### DATA IN THIS EXERCISE:
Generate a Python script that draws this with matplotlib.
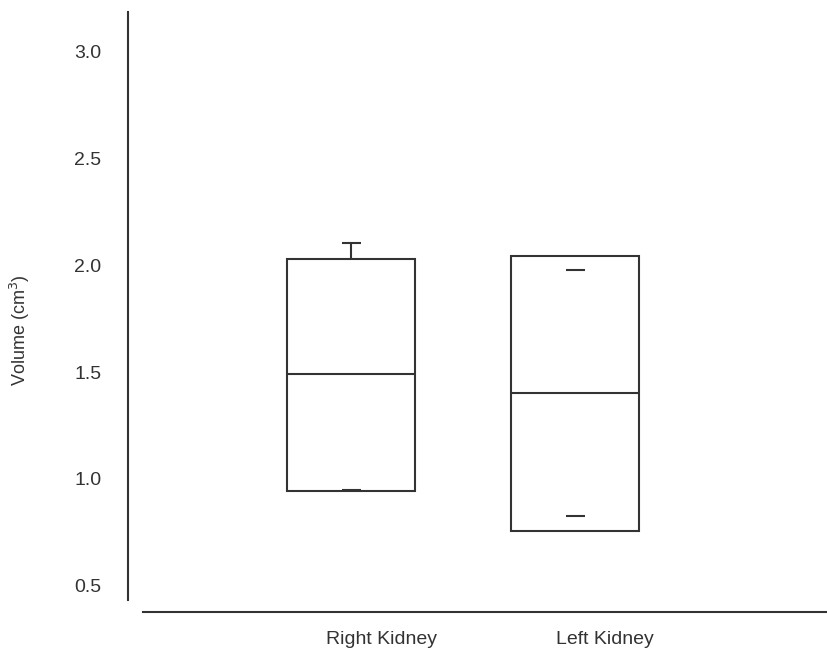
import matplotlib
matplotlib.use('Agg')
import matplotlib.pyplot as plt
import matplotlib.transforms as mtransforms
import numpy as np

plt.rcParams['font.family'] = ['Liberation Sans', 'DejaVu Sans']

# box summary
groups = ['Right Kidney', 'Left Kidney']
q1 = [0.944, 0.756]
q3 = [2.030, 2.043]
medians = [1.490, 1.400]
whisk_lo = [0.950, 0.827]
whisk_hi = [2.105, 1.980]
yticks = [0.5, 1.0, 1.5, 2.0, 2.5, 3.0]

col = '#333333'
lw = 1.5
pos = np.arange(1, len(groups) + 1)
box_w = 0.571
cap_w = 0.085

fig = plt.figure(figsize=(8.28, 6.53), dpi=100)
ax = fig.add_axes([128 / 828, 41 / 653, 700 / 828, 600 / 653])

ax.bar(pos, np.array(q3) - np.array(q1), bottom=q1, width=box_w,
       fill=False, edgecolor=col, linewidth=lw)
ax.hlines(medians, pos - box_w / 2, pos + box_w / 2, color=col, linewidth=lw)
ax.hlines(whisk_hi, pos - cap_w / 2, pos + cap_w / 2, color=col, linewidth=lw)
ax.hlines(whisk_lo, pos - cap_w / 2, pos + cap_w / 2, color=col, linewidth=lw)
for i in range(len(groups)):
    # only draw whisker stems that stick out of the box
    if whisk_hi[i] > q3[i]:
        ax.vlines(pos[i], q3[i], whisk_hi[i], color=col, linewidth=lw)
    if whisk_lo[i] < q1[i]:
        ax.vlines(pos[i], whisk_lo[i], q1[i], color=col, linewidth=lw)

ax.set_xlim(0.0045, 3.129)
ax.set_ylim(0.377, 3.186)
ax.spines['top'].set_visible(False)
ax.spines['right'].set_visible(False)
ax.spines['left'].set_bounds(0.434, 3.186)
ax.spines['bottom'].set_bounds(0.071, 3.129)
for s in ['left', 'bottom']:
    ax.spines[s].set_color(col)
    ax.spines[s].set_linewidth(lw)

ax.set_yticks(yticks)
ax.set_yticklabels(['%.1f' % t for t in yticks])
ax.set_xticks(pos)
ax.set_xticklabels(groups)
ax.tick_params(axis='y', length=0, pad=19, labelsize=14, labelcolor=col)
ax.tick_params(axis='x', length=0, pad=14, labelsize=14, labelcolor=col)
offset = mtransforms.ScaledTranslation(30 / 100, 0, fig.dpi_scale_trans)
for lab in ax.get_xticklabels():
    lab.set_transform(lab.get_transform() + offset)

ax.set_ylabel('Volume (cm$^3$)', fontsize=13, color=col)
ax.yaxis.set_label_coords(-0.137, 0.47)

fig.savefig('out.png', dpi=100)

---

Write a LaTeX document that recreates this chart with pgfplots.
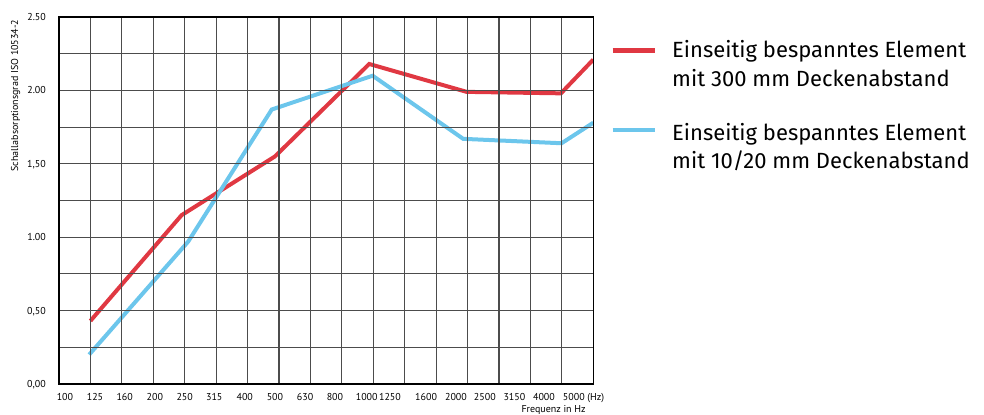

### WHAT YOU NEED TO DO:
Extract from the material above the stretch running from the line containing "Generate a Python" through the line containing "ax = fig.add_axes([128". Keep the text exact and the pictures out.

### ANSWER:
Generate a Python script that draws this with matplotlib.
import matplotlib
matplotlib.use('Agg')
import matplotlib.pyplot as plt
import matplotlib.transforms as mtransforms
import numpy as np

plt.rcParams['font.family'] = ['Liberation Sans', 'DejaVu Sans']

# box summary
groups = ['Right Kidney', 'Left Kidney']
q1 = [0.944, 0.756]
q3 = [2.030, 2.043]
medians = [1.490, 1.400]
whisk_lo = [0.950, 0.827]
whisk_hi = [2.105, 1.980]
yticks = [0.5, 1.0, 1.5, 2.0, 2.5, 3.0]

col = '#333333'
lw = 1.5
pos = np.arange(1, len(groups) + 1)
box_w = 0.571
cap_w = 0.085

fig = plt.figure(figsize=(8.28, 6.53), dpi=100)
ax = fig.add_axes([128 / 828, 41 / 653, 700 / 828, 600 / 653])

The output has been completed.